Eigentlich wäre dieses Review schon am 5.8. fällig gewesen. Da haben Concrete Lipstick nämlich dieses wunderbare Band mit Plastik drumherum veröffentlicht. ABER: Ich war definitiv urlaubsreif – auf dem Tape klebt ein Post-It, auf das ich in müder Schrift “VÖ 5.9.” gekritzelt hab’. Jetzt also mit Verspätung, zwei Wochen Sonne und Meer im Herzen und einem Cyanide Pills (also die Band!) Konzert später wird mir klar, das war kein Zufall…
Bei Concrete Lipstick aus Dresden handelt es sich um 3/4 der Band Deep Shining High. Letztere haben bereits im Februar ihr neues Album “Guided By The Blues” veröffentlicht (Ein Review dazu von den Kollegen von Away From Life gibt’s hier). Auch geil, ich muss aber sagen, dass ich sehr erquickt darüber bin, dass diese feinen Menschen wohl Langeweile in der Pandemiezeit hatten und noch ein bisschen mehr Bock weg vom hardcoresken, hin zum schnoddrig hingerotzten ’77er Punk. Das Tape klingt, wie die Band aussieht, Fred Perry Shirt meets Sid Vicous Frise meets Vokuhila mit Schnorres. Musikalisch durfte da jeder auch hörbar mitmischen, vor allem der Bass, ganz hinreißend. Und ey, das klingt alles authentisch as hell, man könnte fast den Eindruck gewinnen, diese Herren haben sich mit der Zeitmaschine nach 2022 ins Hip Gun Studio, wo das Album aufgenommen wurde, verflogen. Die Armen. (Also wegen der miesen Zeit heute, nicht wegen des Studios).
Nach einem instrumentalen Intro, das Lust auf mehr macht, folgt mit “Crazy Nights” direkt ein Song mit Hitpotential (womit sich der Kreis zum Cyanide Pills Konzert schließt…). “Plants” geht nicht weniger catchy weiter, was für ein geiles Ende! Und jahahaaaaa, jetzt kommt der Bass, grandiosest! Nicht weniger als der Songtitel “Kalsarikännit”. Für dieses Wort muss man die Finnen einfach lieben. Denn es handelt sich dabei um eine Entspannungstechnik und bedeutet übersetzt so viel wie “sich in Unterhosen daheim alleine betrinken” (wer kennt es nicht…). Das letzte Lied “Conspiracy” auf der A-Seite ist einen 1A* Ohrwurm, bei dem die Abscheu über die ganzen Verschwörungskackbratzen und Covididioten in der angewiderten Stimme des Sängers herauszuhören ist und der mit den Worten “I recommend: Suicide” endet.
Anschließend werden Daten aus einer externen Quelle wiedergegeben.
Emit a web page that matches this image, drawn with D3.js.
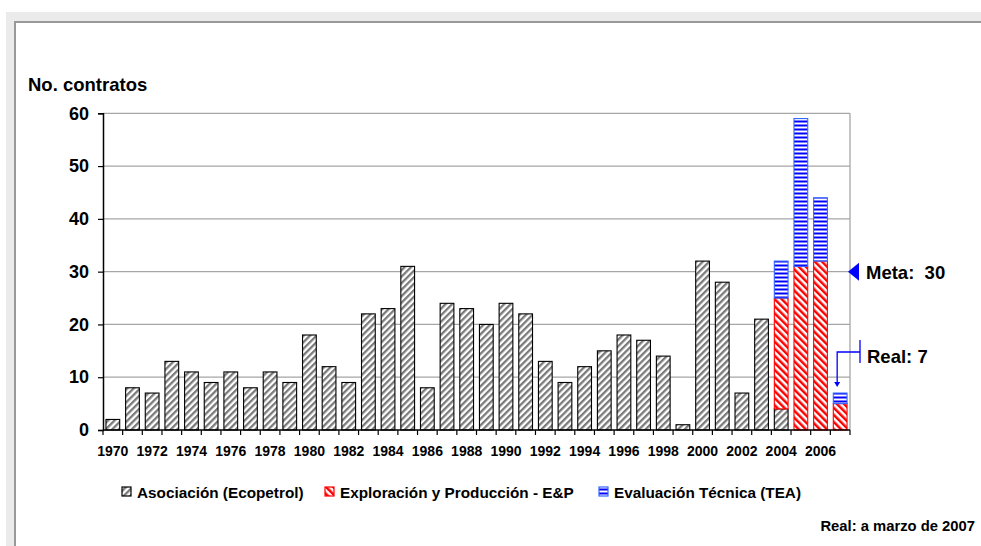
<!DOCTYPE html>
<html>
<head>
<meta charset="utf-8">
<script src="https://cdn.jsdelivr.net/npm/d3@7/dist/d3.min.js"></script>
<style>
  html, body { margin: 0; padding: 0; background: #fff; }
  svg { display: block; font-family: Arial, "Liberation Sans", sans-serif; }
</style>
</head>
<body>
<svg id="chart" width="981" height="546"></svg>
<script>
// ---------- data ----------
const years = d3.range(1970, 2008);
const asociacion = [2, 8, 7, 13, 11, 9, 11, 8, 11, 9, 18, 12, 9, 22, 23, 31, 8, 24, 23, 20,
                    24, 22, 13, 9, 12, 15, 18, 17, 14, 1, 32, 28, 7, 21, 4, 0, 0, 0];
const exploracion = [0,0,0,0,0,0,0,0,0,0,0,0,0,0,0,0,0,0,0,0,
                     0,0,0,0,0,0,0,0,0,0,0,0,0,0,21,31,32,5];
const evaluacion = [0,0,0,0,0,0,0,0,0,0,0,0,0,0,0,0,0,0,0,0,
                    0,0,0,0,0,0,0,0,0,0,0,0,0,0,7,28,12,2];
const seriesNames = ["Asociación (Ecopetrol)", "Exploración y Producción - E&P", "Evaluación Técnica (TEA)"];
const yTicks = [0, 10, 20, 30, 40, 50, 60];
const xTickLabels = years.filter(y => y % 2 === 0 && y <= 2006);
const metaValue = 30;
const realValue = 7;
const realYear = 2007;

// ---------- setup ----------
const svg = d3.select("#chart");
const defs = svg.append("defs");

// patterns
const pA = defs.append("pattern").attr("id", "pAsoc").attr("patternUnits", "userSpaceOnUse")
  .attr("width", 4.6).attr("height", 10).attr("patternTransform", "rotate(45)");
pA.append("rect").attr("width", 4.6).attr("height", 10).attr("fill", "#fff");
pA.append("rect").attr("width", 2.3).attr("height", 10).attr("fill", "#7a7a7a");

const pE = defs.append("pattern").attr("id", "pEP").attr("patternUnits", "userSpaceOnUse")
  .attr("width", 5).attr("height", 10).attr("patternTransform", "rotate(-45)");
pE.append("rect").attr("width", 5).attr("height", 10).attr("fill", "#fff");
pE.append("rect").attr("width", 2.5).attr("height", 10).attr("fill", "#ff0000");

const pT = defs.append("pattern").attr("id", "pTEA").attr("patternUnits", "userSpaceOnUse")
  .attr("width", 10).attr("height", 4).attr("y", 0.5);
pT.append("rect").attr("width", 10).attr("height", 4).attr("fill", "#fff");
pT.append("rect").attr("width", 10).attr("height", 2).attr("fill", "#0000ff");

const fills = ["url(#pAsoc)", "url(#pEP)", "url(#pTEA)"];
const strokes = ["#000000", "#ff0000", "#3366ff"];

// frame
svg.append("rect").attr("x", 6).attr("y", 12).attr("width", 990).attr("height", 560).attr("fill", "#ebebeb");
svg.append("rect").attr("x", 15).attr("y", 22).attr("width", 990).attr("height", 560)
  .attr("fill", "#fff").attr("stroke", "#999").attr("stroke-width", 2);

// scales
const plotL = 103, plotR = 850, plotT = 113.3, plotB = 430;
const x = d3.scaleBand().domain(years).range([plotL, plotR]).paddingInner(0.25).paddingOuter(0.125);
const y = d3.scaleLinear().domain([0, 60]).range([plotB, plotT]);

// gridlines
svg.append("g").selectAll("line").data(yTicks.filter(d => d > 0)).join("line")
  .attr("x1", plotL).attr("x2", plotR)
  .attr("y1", d => y(d)).attr("y2", d => y(d))
  .attr("stroke", "#a6a6a6").attr("stroke-width", 1.3);
// right border
svg.append("line").attr("x1", plotR).attr("x2", plotR).attr("y1", plotT).attr("y2", plotB)
  .attr("stroke", "#a6a6a6").attr("stroke-width", 1.3);

// stacked data
const stackData = years.map((yr, i) => ({ year: yr, a: asociacion[i], e: exploracion[i], t: evaluacion[i] }));
const stack = d3.stack().keys(["a", "e", "t"])(stackData);

const barsG = svg.append("g");
stack.forEach((layer, li) => {
  barsG.append("g").selectAll("rect").data(layer.filter(d => d[1] - d[0] > 0)).join("rect")
    .attr("x", d => x(d.data.year) + 0.5)
    .attr("width", x.bandwidth() - 1)
    .attr("y", d => y(d[1]))
    .attr("height", d => y(d[0]) - y(d[1]))
    .attr("fill", fills[li])
    .attr("stroke", strokes[li])
    .attr("stroke-width", 1.1);
});

// y axis
const yAxis = d3.axisLeft(y).tickValues(yTicks).tickSize(5).tickPadding(9).tickFormat(d3.format("d"));
const gy = svg.append("g").attr("transform", `translate(${plotL},0)`).call(yAxis);
gy.select(".domain").attr("stroke", "#000").attr("stroke-width", 1.5);
gy.selectAll(".tick line").attr("stroke", "#000").attr("stroke-width", 1.2);
gy.selectAll("text").attr("font-size", "18px").attr("font-weight", "bold").attr("fill", "#000")
  .attr("font-family", "Arial, 'Liberation Sans', sans-serif");

// x axis
const xAxis = d3.axisBottom(x).tickValues(xTickLabels).tickSize(0).tickPadding(16);
const gx = svg.append("g").attr("transform", `translate(0,${plotB})`).call(xAxis);
gx.select(".domain").attr("stroke", "#000").attr("stroke-width", 1.5).attr("d", `M${plotL},0H${plotR}`);
gx.selectAll("text").attr("font-size", "14px").attr("font-weight", "bold").attr("fill", "#000")
  .attr("font-family", "Arial, 'Liberation Sans', sans-serif");
// boundary ticks
const halfGap = (x.step() - x.bandwidth()) / 2;
const bounds = years.map(yr => x(yr) - halfGap).concat([plotR]);
gx.append("g").selectAll("line").data(bounds).join("line")
  .attr("x1", d => d).attr("x2", d => d).attr("y1", 0).attr("y2", 5)
  .attr("stroke", "#000").attr("stroke-width", 1.2);

// y title
svg.append("text").attr("x", 28).attr("y", 91).text("No. contratos")
  .attr("font-size", "18.5px").attr("font-weight", "bold").attr("fill", "#000");

// Meta annotation
const my = y(metaValue);
svg.append("path").attr("d", `M${plotR - 2},${my} L${plotR + 9},${my - 9} L${plotR + 9},${my + 9} Z`)
  .attr("fill", "#0000ff");
svg.append("text").attr("x", 866).attr("y", my + 7).text("Meta:  30")
  .attr("style", "white-space:pre").attr("font-size", "18.5px").attr("font-weight", "bold").attr("fill", "#000");

// Real annotation
const rx = x(realYear) + x.bandwidth() / 2 - 3;
const ry = y(realValue);
const bx = 860, by = 352;
svg.append("line").attr("x1", bx).attr("x2", bx).attr("y1", by - 12).attr("y2", by + 11)
  .attr("stroke", "#0000ff").attr("stroke-width", 1.3);
svg.append("path").attr("d", `M${bx},${by} H${rx} V${ry - 10}`)
  .attr("fill", "none").attr("stroke", "#0000ff").attr("stroke-width", 1.3);
svg.append("path").attr("d", `M${rx - 3},${ry - 11} L${rx + 3},${ry - 11} L${rx},${ry - 6} Z`)
  .attr("fill", "#0000ff");
svg.append("text").attr("x", 867).attr("y", 363).text("Real: " + realValue)
  .attr("font-size", "18.5px").attr("font-weight", "bold").attr("fill", "#000");

// legend
const legendX = [122, 325, 599];
const lg = svg.append("g");
seriesNames.forEach((name, i) => {
  lg.append("rect").attr("x", legendX[i]).attr("y", 487).attr("width", 9).attr("height", 9)
    .attr("fill", fills[i]).attr("stroke", strokes[i]).attr("stroke-width", 1.2);
  lg.append("text").attr("x", legendX[i] + 15).attr("y", 497.5).text(name)
    .attr("font-size", "15.3px").attr("font-weight", "bold").attr("fill", "#000");
});

// footnote
svg.append("text").attr("x", 975).attr("y", 531).attr("text-anchor", "end").text("Real: a marzo de 2007")
  .attr("font-size", "14.8px").attr("font-weight", "bold").attr("fill", "#000");
</script>
</body>
</html>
Ok, ich bin verliebt…
Was mag da noch kommen auf Seite B? Noch mehr Hits natürlich!
In “No Salvation” tanzt der Bass mit bedeutungsschwangerem Textinhalt Hand in Hand, “Guys Like This” smootht sich lässig hinterher und “Prisoner Of My Brain” ist auf der B-Seite mein klarer Favorit. Es grenzt geradezu an Frechheit, wie ungeniert hier musikalische Coolness an den Tag gelegt wird, ohne dabei auch nur einen Hauch von Arroganz zu versprühen. “Camp David” und “What’s The Problem” laden zu den letzten 4 Minuten Beinwippen ein und schon ist’s vorbei. Trotz dem ein oder anderen Gitarrensolo bleibt die Spielzeit auf beiden Seiten zusammen knapp unter 20 min., eigentlich Schade. Aber der nächste Lockdown kommt bestimmt. Also Zeit für Nachschub, die Herren!
Die handgestempelten (Credits to Bernd!) Tapes gibt’s über die Bandcampseite von Concrete Lipstick oder im Shop von Running Out Of Tape Records zu kaufen und das solltet ihr auch tun, denn von diesen Bois wird man bestimmt auch in Zukunft noch was hören.